Judge Cannon rejects request for gag order against Donald Trump in classified docs case

Federal Judge Aileen Cannon on Tuesday rejected special counsel Jack Smith’s request for a gag order against Donald Trump in the classified documents case, saying that prosecutors’ efforts to confer with the defendant was “wholly lacking in substance and professional courtesy.”

In a brief order, Cannon slammed prosecutors for not following the court’s rules by failing to meaningfully confer with Trump’s defense lawyers about a potential gag order before making the request.

“Because the filing of the Special Counsel’s Motion did not adhere to these basic requirements, it is due to be denied without prejudice,” Cannon wrote, adding, “it should go without saying that meaningful conferral is not a perfunctory exercise.”

The judge’s order highlights the cumbersome filing process that has repeatedly plagued the case as it inches towards trial.

Prosecutors can ask for a gag order again, Cannon said, once they give “sufficient time” to Trump’s defense team to read the motion and discuss it with prosecutors.

The special counsel’s request – the first in the classified documents mishandling case – came after Trump repeatedly and misleadingly criticized the FBI for having a policy in place around the use of deadly force during the search and seizure of government records at his resort in August 2022.

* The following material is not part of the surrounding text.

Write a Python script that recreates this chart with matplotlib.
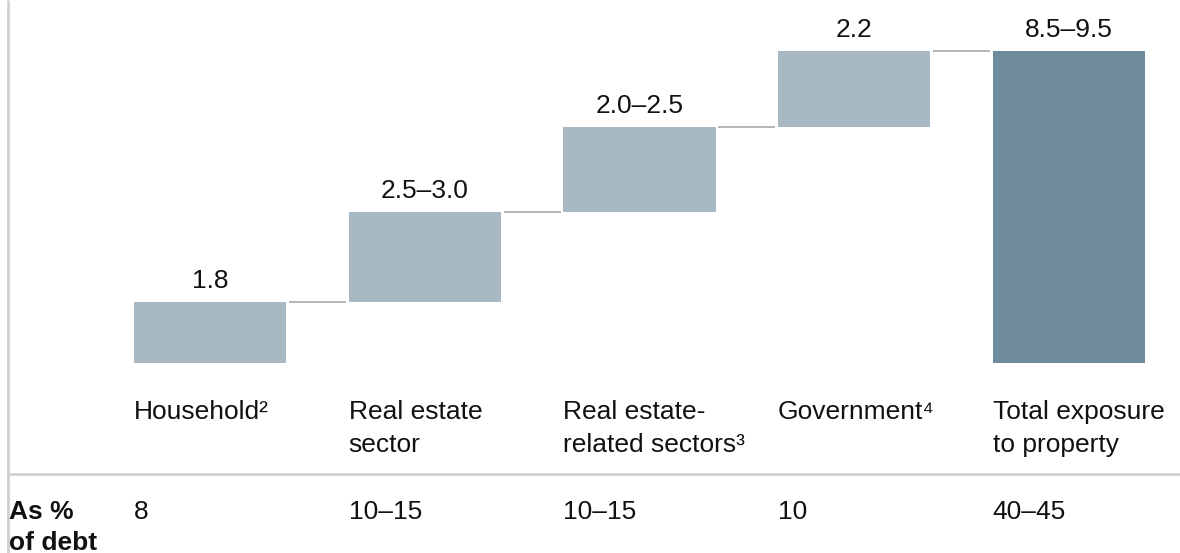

Trump’s campaign, for instance, sent a fundraising email on Tuesday that claimed FBI agents were “locked and loaded” and that he “nearly escaped death” at Mar-a-Lago.

While Trump has told his supporters he could have been in danger because of the policy, it is standard protocol for FBI searches and limits how agents may use force in search operations. The same standard FBI policy was used in the searches of President Joe Biden’s homes and offices in a separate classified documents investigation.

In a blistering court filing late on Memorial Day, attorneys for Trump said that the gag order request was an “extraordinary, unprecedented, and unconstitutional censorship application” to target Trump’s speech as he runs for president.

The attorneys also said that prosecutors, whom they referred to as “self-appointed Thought Police,” were “seeking to condition President Trump’s liberty on his compliance” with their own views.

Though many outside legal experts have been critical of Cannon’s approach to the classified documents case in the past, in this instance, Cannon was “right,” said Mark Schnapp, a south Florida defense attorney not involved in the case, who pointed to the court’s local rules for meeting and conferring.

Schnapp said it “just looks bad” for the prosecutors to move forward with filing the motion on a Friday night of a holiday weekend when the defense team had offered to discuss the gag order request on Monday.

“Was it going to be a futile exercise? Yes,” said Schnapp. “But it wasn’t the kind of thing that they should have filed without following the rules.”

This story has been updated with additional details.